Atomicity of operations can be achieved by intoducing critical sections.
You basically have two ways of doing that, optimistic and pessimistic.
Pessimistic critical section is implemented with a locking mechanism
that prevents all other processes from entering the critical section
until it is finished. Optimistic one is implemented using transactions,
that assume that there will be no conflict, and just rollback all the
changes if there was. Since none of OpenStack services that we use
expose any kind of transaction mechanisms (mostly, because they have
REST, stateless APIs, and transacrions imply state), we are left with
locks as the only tool to assure atomicity. Thus, your sentence above is
a little bit contradictory, advocating ignoring locking issues, and
proposing making operations atomic at the same time.
Perhaps you have some other way of making them atomic that I can't think of?

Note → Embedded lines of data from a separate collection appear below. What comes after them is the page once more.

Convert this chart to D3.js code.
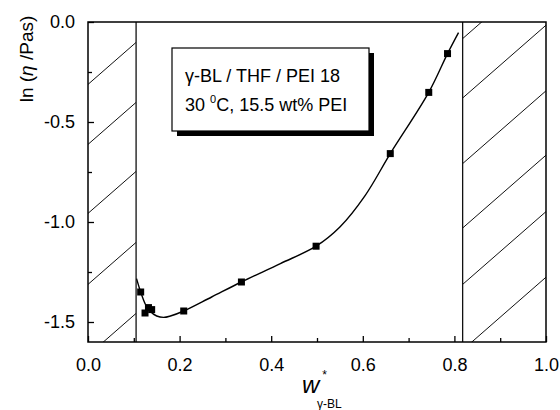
<!DOCTYPE html>
<html>
<head>
<meta charset="utf-8">
<script src="https://cdn.jsdelivr.net/npm/d3@7"></script>
<style>
  html, body { margin: 0; padding: 0; background: #fff; }
  svg { display: block; }
</style>
</head>
<body>
<div id="chart"></div>
<script>
// ln(viscosity) vs weight fraction of gamma-BL, with hatched two-phase regions

const xTicks      = [0.0, 0.2, 0.4, 0.6, 0.8, 1.0];
const xMinorTicks = [0.1, 0.3, 0.5, 0.7, 0.9];
const yTicks      = [-1.5, -1.0, -0.5, 0.0];
const yMinorTicks = [-1.25, -0.75, -0.25];

// measured points
const pointW   = [0.115, 0.1245, 0.132, 0.139, 0.209, 0.335, 0.498, 0.660, 0.744, 0.785];
const pointEta = [-1.350, -1.455, -1.428, -1.438, -1.445, -1.300, -1.121, -0.658, -0.352, -0.158];

// guide-to-the-eye curve
const curveW   = [0.106, 0.115, 0.125, 0.135, 0.150, 0.165, 0.180, 0.209, 0.270, 0.335, 0.420, 0.498, 0.550, 0.605, 0.660, 0.744, 0.785, 0.809];
const curveEta = [-1.283, -1.350, -1.410, -1.445, -1.470, -1.477, -1.470, -1.445, -1.375, -1.300, -1.208, -1.121, -1.025, -0.868, -0.658, -0.352, -0.158, -0.053];

// miscibility limits and hatch line offsets (ln eta at the left edge of each region)
const limitLow   = 0.105;
const limitHigh  = 0.818;
const hatchLeft  = [-0.312, -0.612, -0.957, -1.312, -1.667];
const hatchRight = [-0.083, -0.380, -0.708, -1.030, -1.312, -1.640];
const hatchSlope = 2.0;

const legendLines = ["γ-BL / THF / PEI 18", "30 ", "C, 15.5 wt% PEI"];

const W = 560, H = 410;
const m = { top: 22, right: 14, bottom: 68, left: 88 };
const iw = W - m.left - m.right;
const ih = H - m.top - m.bottom;
const FONT = "'Liberation Sans', Arial, Helvetica, sans-serif";

const x = d3.scaleLinear().domain([0, 1]).range([0, iw]);
const y = d3.scaleLinear().domain([-1.6, 0]).range([ih, 0]);

const svg = d3.select("#chart").append("svg")
  .attr("width", W)
  .attr("height", H);

const g = svg.append("g")
  .attr("transform", `translate(${m.left},${m.top})`);

// clip regions for the hatching
const defs = svg.append("defs");
defs.append("clipPath").attr("id", "clip-left")
  .append("rect")
    .attr("x", x(0)).attr("y", 0)
    .attr("width", x(limitLow) - x(0)).attr("height", ih);
defs.append("clipPath").attr("id", "clip-right")
  .append("rect")
    .attr("x", x(limitHigh)).attr("y", 0)
    .attr("width", x(1) - x(limitHigh)).attr("height", ih);

function hatch(offsets, x0, x1, clipId) {
  const hg = g.append("g").attr("clip-path", `url(#${clipId})`);
  offsets.forEach(c => {
    hg.append("line")
      .attr("x1", x(x0))
      .attr("y1", y(c))
      .attr("x2", x(x1))
      .attr("y2", y(c + hatchSlope * (x1 - x0)))
      .attr("stroke", "#111")
      .attr("stroke-width", 1);
  });
}
hatch(hatchLeft, 0, limitLow, "clip-left");
hatch(hatchRight, limitHigh, 1, "clip-right");

// limit lines
[limitLow, limitHigh].forEach(v => {
  g.append("line")
    .attr("x1", x(v)).attr("x2", x(v))
    .attr("y1", 0).attr("y2", ih)
    .attr("stroke", "#111")
    .attr("stroke-width", 1.3);
});

// legend box with drop shadow
const box = { x: 84, y: 26, w: 197, h: 83 };
g.append("rect")
  .attr("x", box.x + 5).attr("y", box.y + 5)
  .attr("width", box.w).attr("height", box.h)
  .attr("fill", "#000");
g.append("rect")
  .attr("x", box.x).attr("y", box.y)
  .attr("width", box.w).attr("height", box.h)
  .attr("fill", "#fff")
  .attr("stroke", "#000")
  .attr("stroke-width", 1.2);

g.append("text")
  .attr("x", box.x + 13)
  .attr("y", box.y + 34)
  .attr("font-family", FONT)
  .attr("font-size", "18px")
  .attr("fill", "#000")
  .text(legendLines[0]);

const t2 = g.append("text")
  .attr("x", box.x + 13)
  .attr("y", box.y + 63)
  .attr("font-family", FONT)
  .attr("font-size", "18px")
  .attr("fill", "#000");
t2.append("tspan").text(legendLines[1]);
t2.append("tspan").attr("font-size", "11px").attr("dy", -8).text("0");
t2.append("tspan").attr("dy", 8).text(legendLines[2]);

// curve
const line = d3.line()
  .x(d => x(d[0]))
  .y(d => y(d[1]))
  .curve(d3.curveCatmullRom.alpha(0.5));

g.append("path")
  .datum(curveW.map((w, i) => [w, curveEta[i]]))
  .attr("d", line)
  .attr("fill", "none")
  .attr("stroke", "#000")
  .attr("stroke-width", 1.4);

// points
const S = 7;
g.selectAll("rect.pt")
  .data(pointW.map((w, i) => [w, pointEta[i]]))
  .join("rect")
    .attr("class", "pt")
    .attr("x", d => x(d[0]) - S / 2)
    .attr("y", d => y(d[1]) - S / 2)
    .attr("width", S)
    .attr("height", S)
    .attr("fill", "#000");

// frame
g.append("rect")
  .attr("x", 0).attr("y", 0)
  .attr("width", iw).attr("height", ih)
  .attr("fill", "none")
  .attr("stroke", "#000")
  .attr("stroke-width", 1.5);

// x axis: ticks pointing inside
const xAxisG = g.append("g")
  .attr("transform", `translate(0,${ih})`)
  .call(d3.axisBottom(x).tickValues(xTicks).tickSize(-6).tickPadding(16)
    .tickFormat(d3.format(".1f")));
xAxisG.select(".domain").remove();
g.append("g")
  .attr("transform", `translate(0,${ih})`)
  .call(d3.axisBottom(x).tickValues(xMinorTicks).tickSize(-4).tickFormat(""))
  .select(".domain").remove();

// y axis: ticks pointing inside
const yAxisG = g.append("g")
  .call(d3.axisLeft(y).tickValues(yTicks).tickSize(-6).tickPadding(13)
    .tickFormat(d3.format(".1f")));
yAxisG.select(".domain").remove();
g.append("g")
  .call(d3.axisLeft(y).tickValues(yMinorTicks).tickSize(-4).tickFormat(""))
  .select(".domain").remove();

g.selectAll(".tick line").attr("stroke", "#000").attr("stroke-width", 1.3);
g.selectAll(".tick text")
  .attr("fill", "#000")
  .attr("font-family", FONT)
  .attr("font-size", "18px");
yAxisG.selectAll(".tick text").text(d => d === 0 ? "0.0" : d3.format(".1f")(d).replace("−", "-"));

// y axis label
const yl = svg.append("text")
  .attr("transform", "translate(33,59) rotate(-90)")
  .attr("text-anchor", "middle")
  .attr("font-family", FONT)
  .attr("font-size", "19px")
  .attr("fill", "#000");
yl.append("tspan").text("ln (");
yl.append("tspan").attr("font-style", "italic").text("η");
yl.append("tspan").text(" /Pas)");

// x axis label
const xl = svg.append("text")
  .attr("x", 302)
  .attr("y", 393)
  .attr("font-family", FONT)
  .attr("fill", "#000");
xl.append("tspan").attr("font-size", "24px").attr("font-style", "italic").text("w");
xl.append("tspan").attr("font-size", "12px").attr("dx", 3).attr("dy", -14).text("*");
svg.append("text")
  .attr("x", 317)
  .attr("y", 408)
  .attr("font-family", FONT)
  .attr("font-size", "12px")
  .attr("fill", "#000")
  .text("γ-BL");
</script>
</body>
</html>
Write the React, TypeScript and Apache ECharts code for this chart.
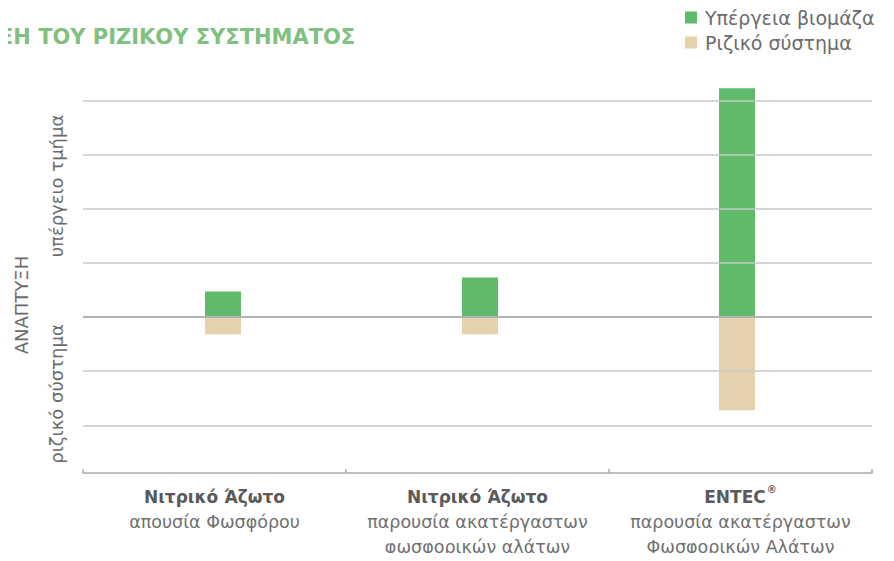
import React, { useEffect, useRef } from "react";
import * as echarts from "echarts";

const categoryTitles = ["Νιτρικό Άζωτο", "Νιτρικό Άζωτο", "ENTEC"];
const categorySubtitles = [
  ["απουσία Φωσφόρου"],
  ["παρουσία ακατέργαστων", "φωσφορικών αλάτων"],
  ["παρουσία ακατέργαστων", "Φωσφορικών Αλάτων"],
];
const categoryMarks = ["", "", "®"];
const seriesNames = ["Υπέργεια βιομάζα", "Ριζικό σύστημα"];
const shootValues = [0.47, 0.73, 4.22];
const rootValues = [-0.32, -0.32, -1.72];
const gridValues = [-2, -1, 1, 2, 3, 4];
const zeroValue = 0;
const titleText = "ΞΗ ΤΟΥ ΡΙΖΙΚΟΥ ΣΥΣΤΗΜΑΤΟΣ";
const yLabelUpper = "υπέργειο τμήμα";
const yLabelLower = "ριζικό σύστημα";
const yLabelMain = "ΑΝΑΠΤΥΞΗ";

const FONT = "'DejaVu Sans', 'Liberation Sans', Arial, sans-serif";
const Y_MIN = -2.88;
const Y_MAX = 4.3;

export default function App() {
  const ref = useRef<HTMLDivElement>(null);
  useEffect(() => {
    if (!ref.current) return;
    const chart = echarts.init(ref.current, undefined, { renderer: "svg" });
    const cats = categoryTitles.map((t, i) => String(i));
    chart.setOption({
      animation: false,
      textStyle: { fontFamily: FONT },
      grid: [
        { left: 83, right: 22, top: 84, bottom: 88, containLabel: false },
        { left: 94.5, right: 28.5, top: 84, bottom: 88, containLabel: false },
      ],
      legend: {
        data: seriesNames,
        orient: "vertical",
        left: 680,
        top: 3,
        icon: "rect",
        itemWidth: 12,
        itemHeight: 12,
        itemGap: 6,
        textStyle: { fontSize: 19, color: "#6b6b6b", fontFamily: FONT, padding: [0, 0, 0, 3] },
      },
      graphic: [
        {
          type: "text",
          x: 0,
          y: 37,
          style: {
            text: titleText,
            font: `bold 21px ${FONT}`,
            fill: "#80c080",
            textAlign: "left",
            textVerticalAlign: "middle",
          },
        },
        {
          type: "text",
          x: 56,
          y: 186,
          rotation: Math.PI / 2,
          style: {
            text: yLabelUpper,
            font: `18px ${FONT}`,
            fill: "#6b6b6b",
            textAlign: "center",
            textVerticalAlign: "middle",
          },
        },
        {
          type: "text",
          x: 56,
          y: 394,
          rotation: Math.PI / 2,
          style: {
            text: yLabelLower,
            font: `18px ${FONT}`,
            fill: "#6b6b6b",
            textAlign: "center",
            textVerticalAlign: "middle",
          },
        },
        {
          type: "text",
          x: 21,
          y: 305,
          rotation: Math.PI / 2,
          style: {
            text: yLabelMain,
            font: `18px ${FONT}`,
            fill: "#6b6b6b",
            textAlign: "center",
            textVerticalAlign: "middle",
          },
        },
      ],
      xAxis: [
        {
          type: "category",
          gridIndex: 0,
          data: cats,
          boundaryGap: true,
          axisLine: { onZero: false, lineStyle: { color: "#aaaaaa", width: 1.5 } },
          axisTick: { show: true, inside: true, length: 4, alignWithLabel: false, lineStyle: { color: "#aaaaaa", width: 1.5 } },
          axisLabel: {
            interval: 0,
            margin: 11,
            formatter: (v: string) => {
              const i = Number(v);
              const mark = categoryMarks[i] ? `{sup|${categoryMarks[i]}}` : "";
              const subs = categorySubtitles[i].map((s) => `{n|${s}}`).join("\n");
              return `{b|${categoryTitles[i]}}${mark}\n${subs}`;
            },
            rich: {
              b: { fontSize: 17, fontWeight: "bold", color: "#5a5a5a", lineHeight: 25, fontFamily: FONT },
              sup: { fontSize: 10, fontWeight: "bold", color: "#5a5a5a", lineHeight: 25, verticalAlign: "top", padding: [0, 0, 3, 1], fontFamily: FONT },
              n: { fontSize: 17.5, color: "#707070", lineHeight: 25, fontFamily: FONT },
            },
          },
          splitLine: { show: false },
        },
        {
          type: "category",
          gridIndex: 1,
          data: cats,
          boundaryGap: true,
          show: false,
        },
      ],
      yAxis: [
        {
          type: "value",
          gridIndex: 0,
          min: Y_MIN,
          max: Y_MAX,
          axisLine: { show: false },
          axisTick: { show: false },
          axisLabel: { show: false },
          splitLine: { show: false },
        },
        {
          type: "value",
          gridIndex: 1,
          min: Y_MIN,
          max: Y_MAX,
          show: false,
          splitLine: { show: false },
        },
      ],
      series: [
        {
          type: "line",
          xAxisIndex: 0,
          yAxisIndex: 0,
          data: [],
          z: 1,
          silent: true,
          markLine: {
            silent: true,
            symbol: "none",
            label: { show: false },
            data: [
              ...gridValues.map((v) => ({ yAxis: v, lineStyle: { color: "#c8c8c8", width: 1.5, type: "solid" } })),
              { yAxis: zeroValue, lineStyle: { color: "#b2b2b2", width: 2, type: "solid" } },
            ],
          },
        },
        {
          name: seriesNames[0],
          type: "bar",
          xAxisIndex: 1,
          yAxisIndex: 1,
          data: shootValues,
          barWidth: 36,
          barGap: "-100%",
          z: 3,
          itemStyle: { color: "#5fbb6a" },
        },
        {
          name: seriesNames[1],
          type: "bar",
          xAxisIndex: 1,
          yAxisIndex: 1,
          data: rootValues,
          barWidth: 36,
          z: 3,
          itemStyle: { color: "#e5d1ab" },
        },
      ],
    });
    return () => chart.dispose();
  }, []);
  return <div ref={ref} style={{ width: 894, height: 561, margin: -8 }} />;
}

> For example, if the construction or installation of one compute worker
> failed, adding some retry or retry-after-wait-for-event logic would be
> more useful than trying to put locks in a bunch of places to prevent
> multiple sysadmins from trying to deploy on the same bare-metal nodes
> (since it's just not gonna happen in the real world, and IMO, if it did
> happen, the sysadmins/deployers should be punished and have to clean up
> their own mess ;)
I don't see why they should be punished, if the UI was assuring them
that they are doing exactly the thing that they wanted to do, at every
step, and in the end it did something completely different, without any
warning. If anyone deserves punishment in such a situation, it's the
programmers who wrote the UI in such a way.